-- BEGIN Stored data --

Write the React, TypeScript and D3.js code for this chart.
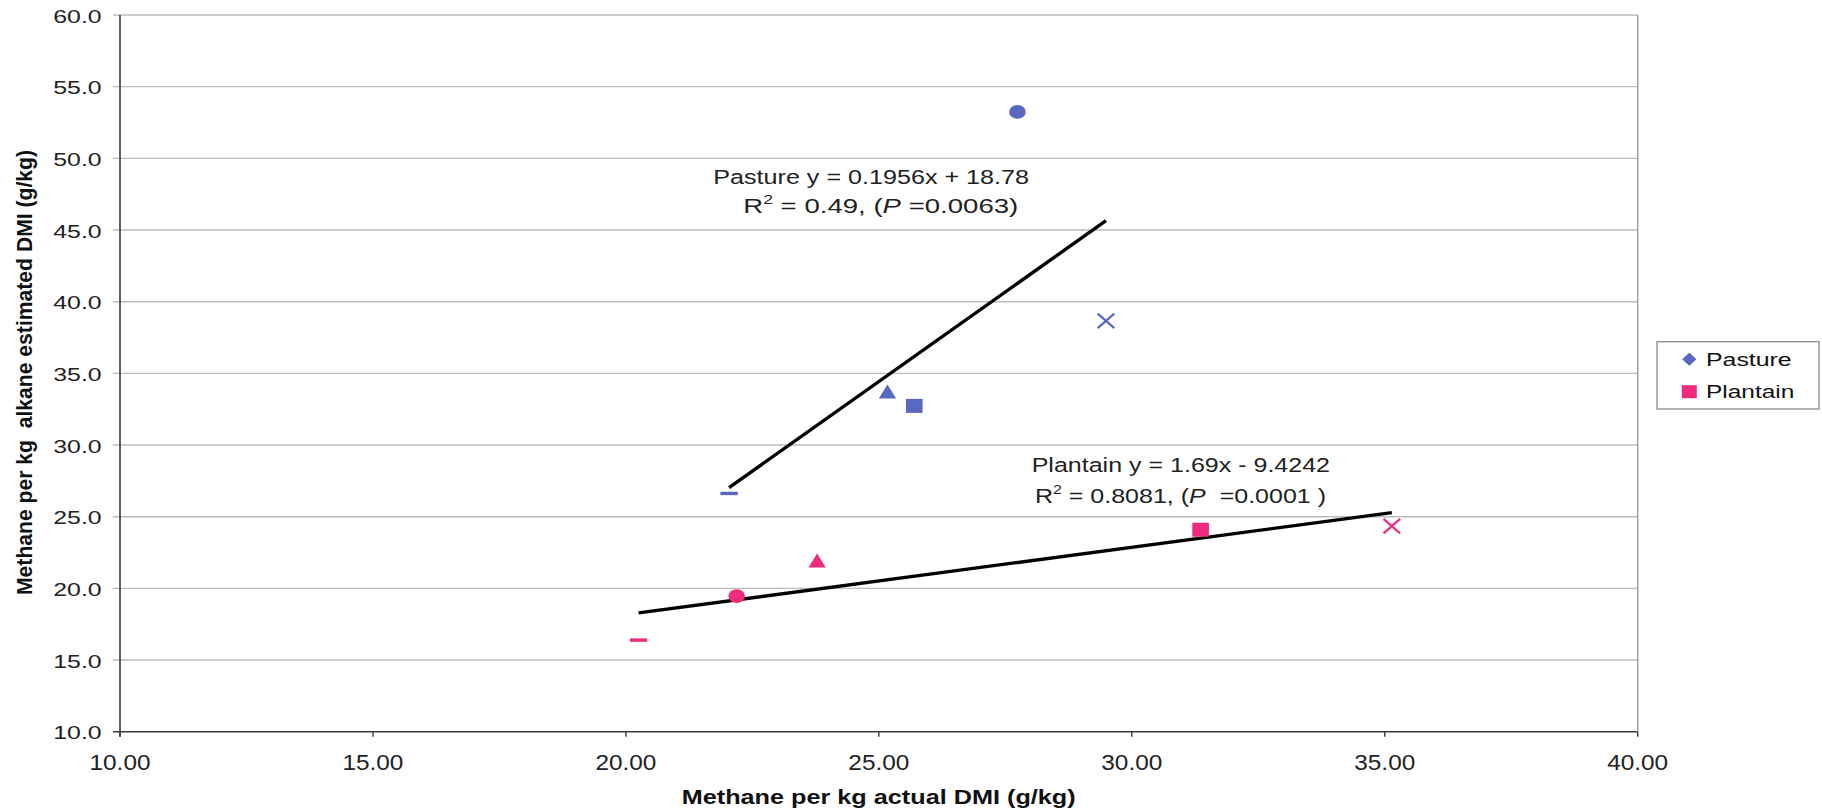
import React from "react";
import * as d3 from "d3";

// Methane yield per kg DMI: actual intake vs. alkane-estimated intake
const pastureX = [22.04, 25.17, 25.7, 27.74, 29.49];
const pastureY = [26.62, 33.74, 32.73, 53.24, 38.66];
const pastureShape = ["dash", "triangle", "square", "circle", "cross"];

const plantainX = [20.25, 22.19, 23.78, 31.36, 35.14];
const plantainY = [16.39, 19.46, 21.94, 24.09, 24.34];
const plantainShape = ["dash", "circle", "triangle", "square", "cross"];

const xTicks = [10, 15, 20, 25, 30, 35, 40];
const yTicks = [10, 15, 20, 25, 30, 35, 40, 45, 50, 55, 60];

const seriesNames = ["Pasture", "Plantain"];
const seriesColors = ["#5b68bf", "#ee2c7f"];

const W = 1822;
const H = 812;
const left = 120;
const right = 1637.7;
const top = 15;
const bottom = 731.7;

const FONT = "'Liberation Sans', Arial, sans-serif";

// ordinary least squares y = a + b x
function fit(xs: number[], ys: number[]) {
  const mx = d3.mean(xs) as number;
  const my = d3.mean(ys) as number;
  let sxy = 0;
  let sxx = 0;
  xs.forEach((x, i) => {
    sxy += (x - mx) * (ys[i] - my);
    sxx += (x - mx) * (x - mx);
  });
  const b = sxy / sxx;
  const a = my - b * mx;
  const x0 = d3.min(xs) as number;
  const x1 = d3.max(xs) as number;
  return [
    [x0, a + b * x0],
    [x1, a + b * x1],
  ] as [number, number][];
}

function Marker({ shape, cx, cy, color }: { shape: string; cx: number; cy: number; color: string }) {
  switch (shape) {
    case "circle":
      return <ellipse cx={cx} cy={cy} rx={8.3} ry={6.8} fill={color} />;
    case "square":
      return <rect x={cx - 8.3} y={cy - 7} width={16.6} height={14} fill={color} />;
    case "triangle":
      return (
        <path
          d={`M${cx},${cy - 7} L${cx + 8.7},${cy + 7} L${cx - 8.7},${cy + 7} Z`}
          fill={color}
        />
      );
    case "dash":
      return <rect x={cx - 8.7} y={cy - 1.7} width={17.4} height={3.4} fill={color} />;
    case "cross":
      return (
        <g stroke={color} strokeWidth={2.2}>
          <line x1={cx - 8.3} y1={cy - 7.3} x2={cx + 8.3} y2={cy + 7.3} />
          <line x1={cx - 8.3} y1={cy + 7.3} x2={cx + 8.3} y2={cy - 7.3} />
        </g>
      );
    default:
      return null;
  }
}

export default function App() {
  const x = d3.scaleLinear().domain([10, 40]).range([left, right]);
  const y = d3.scaleLinear().domain([10, 60]).range([bottom, top]);
  const line = d3
    .line<[number, number]>()
    .x((d) => x(d[0]))
    .y((d) => y(d[1]));

  const series = [
    { xs: pastureX, ys: pastureY, shapes: pastureShape, color: seriesColors[0] },
    { xs: plantainX, ys: plantainY, shapes: plantainShape, color: seriesColors[1] },
  ];

  return (
    <svg
      width={W}
      height={H}
      style={{ position: "absolute", left: 0, top: 0, background: "#fff" }}
      fontFamily={FONT}
    >
      <rect x={0} y={0} width={W} height={H} fill="#fff" />

      {/* horizontal gridlines */}
      {yTicks.map((t) => (
        <line
          key={`g${t}`}
          x1={left - 7}
          x2={right}
          y1={y(t)}
          y2={y(t)}
          stroke={t === 10 ? "#3a3a3a" : "#bcbcbc"}
          strokeWidth={t === 10 ? 1.6 : 1.4}
        />
      ))}
      {/* plot area right edge */}
      <line x1={right} x2={right} y1={top} y2={bottom} stroke="#9a9a9a" strokeWidth={1.4} />
      {/* y axis */}
      <line x1={left} x2={left} y1={top} y2={bottom + 5} stroke="#3a3a3a" strokeWidth={1.6} />
      {/* x ticks */}
      {xTicks.map((t) => (
        <line
          key={`xt${t}`}
          x1={x(t)}
          x2={x(t)}
          y1={bottom}
          y2={bottom + 5}
          stroke="#3a3a3a"
          strokeWidth={1.4}
        />
      ))}

      {/* y tick labels */}
      {yTicks.map((t) => (
        <text
          key={`yl${t}`}
          x={101.7}
          y={y(t) + 1}
          dy="0.36em"
          textAnchor="end"
          fontSize={18.5}
          fill="#222"
          textLength={48.4}
          lengthAdjust="spacingAndGlyphs"
        >
          {d3.format(".1f")(t)}
        </text>
      ))}
      {/* x tick labels */}
      {xTicks.map((t) => (
        <text
          key={`xl${t}`}
          x={x(t)}
          y={769.5}
          textAnchor="middle"
          fontSize={22}
          fill="#222"
          textLength={61}
          lengthAdjust="spacingAndGlyphs"
        >
          {d3.format(".2f")(t)}
        </text>
      ))}

      {/* axis titles */}
      <text
        x={681.7}
        y={804}
        fontSize={19.5}
        fontWeight="bold"
        fill="#111"
        textLength={394}
        lengthAdjust="spacingAndGlyphs"
      >
        Methane per kg actual DMI (g/kg)
      </text>
      <text
        transform="translate(31.5,595) rotate(-90)"
        x={0}
        y={0}
        fontSize={21.5}
        fontWeight="bold"
        fill="#111"
        textLength={445}
        lengthAdjust="spacingAndGlyphs"
        style={{ whiteSpace: "pre" }}
      >
        {"Methane per kg  alkane estimated DMI (g/kg)"}
      </text>

      {/* trend lines */}
      {series.map((s, i) => (
        <path
          key={`tl${i}`}
          d={line(fit(s.xs, s.ys)) || ""}
          fill="none"
          stroke="#000"
          strokeWidth={3.4}
        />
      ))}

      {/* points */}
      {series.map((s, i) =>
        s.xs.map((v, j) => (
          <Marker key={`m${i}-${j}`} shape={s.shapes[j]} cx={x(v)} cy={y(s.ys[j])} color={s.color} />
        ))
      )}

      {/* regression annotations */}
      <text x={713.3} y={184} fontSize={20.5} fill="#222" textLength={315.7} lengthAdjust="spacingAndGlyphs">
        Pasture y = 0.1956x + 18.78
      </text>
      <text x={743.3} y={213.3} fontSize={20.5} fill="#222" textLength={275} lengthAdjust="spacingAndGlyphs" style={{ whiteSpace: "pre" }}>
        R<tspan fontSize={13} dy={-9}>2</tspan>
        <tspan dy={9}> = 0.49, (</tspan>
        <tspan fontStyle="italic">P</tspan>
        <tspan> =0.0063)</tspan>
      </text>
      <text x={1031.7} y={471.7} fontSize={20.5} fill="#222" textLength={298.3} lengthAdjust="spacingAndGlyphs">
        Plantain y = 1.69x - 9.4242
      </text>
      <text x={1035} y={502.7} fontSize={20.5} fill="#222" textLength={291} lengthAdjust="spacingAndGlyphs" style={{ whiteSpace: "pre" }}>
        R<tspan fontSize={13} dy={-9}>2</tspan>
        <tspan dy={9}> = 0.8081, (</tspan>
        <tspan fontStyle="italic">P</tspan>
        <tspan>  =0.0001 )</tspan>
      </text>

      {/* legend */}
      <rect x={1657} y={341.7} width={162} height={67.3} fill="#fff" stroke="#8a8a8a" strokeWidth={1.3} />
      {seriesNames.map((n, i) => {
        const cy = 359.3 + i * 32.4;
        return (
          <g key={n}>
            {i === 0 ? (
              <path
                d={`M1689.3,${cy - 6.5} L1696.5,${cy} L1689.3,${cy + 6.5} L1682.1,${cy} Z`}
                fill={seriesColors[i]}
              />
            ) : (
              <rect x={1681.8} y={cy - 6.5} width={15} height={13} fill={seriesColors[i]} />
            )}
            <text
              x={1706}
              y={cy + 6.4}
              fontSize={17.5}
              fill="#111"
              textLength={i === 0 ? 85.7 : 88.3}
              lengthAdjust="spacingAndGlyphs"
            >
              {n}
            </text>
          </g>
        );
      })}
    </svg>
  );
}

-- END Stored data --

#### [Task details]
Looking at the material above, count the lines containing the string "React" and reply with the count alone.

#### [Output below]
2